Hybrid Computing for Interactive Datacenter Applications

Field-Programmable Gate Arrays (FPGAs) are more energy efficient and cost effective than CPUs for a wide variety of datacenter applications. Yet, for latency-sensitive and bursty workloads, this advantage can be difficult to harness due to high FPGA spin-up costs. We propose that a hybrid FPGA and CPU computing framework can harness the energy efficiency benefits of FPGAs for such workloads at reasonable cost. Our key insight is to use FPGAs for stable-state workload and CPUs for short-term workload bursts. Using this insight, we design Spork, a lightweight hybrid scheduler that can realize these energy efficiency and cost benefits in practice.

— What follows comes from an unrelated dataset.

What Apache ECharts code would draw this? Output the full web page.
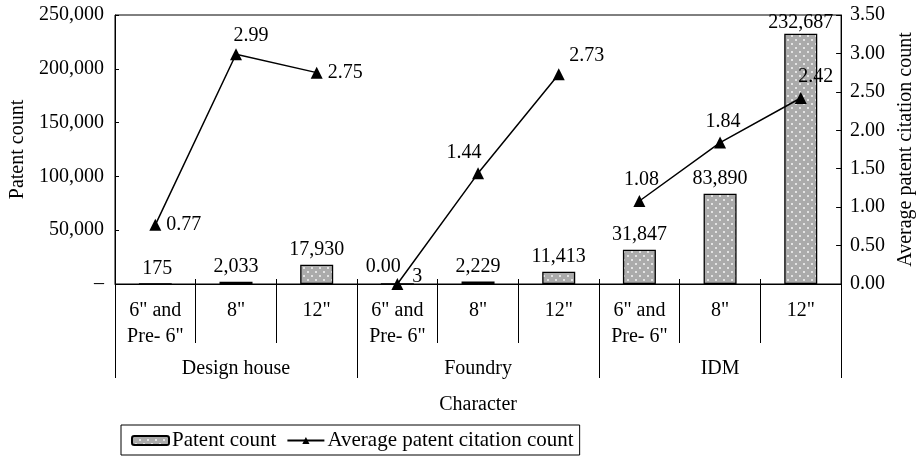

Depending on the desired objective, Spork can trade off energy efficiency for cost reduction and vice versa. It is parameterized with key differences between FPGAs and CPUs in terms of power draw, performance, cost, and spin-up latency. We vary this parameter space and analyze various application and worker configurations on production and synthetic traces. Our evaluation of cloud workloads shows that energy-optimized Spork is not only more energy efficient but it is also cheaper than homogeneous platforms--for short application requests with tight deadlines, it is 1.53x more energy efficient and 2.14x cheaper than using only FPGAs. Relative to an idealized version of an existing cost-optimized hybrid scheduler, energy-optimized Spork provides 1.2-2.4x higher energy efficiency at comparable cost, while cost-optimized Spork provides 1.1-2x higher energy efficiency at 1.06-1.2x lower cost.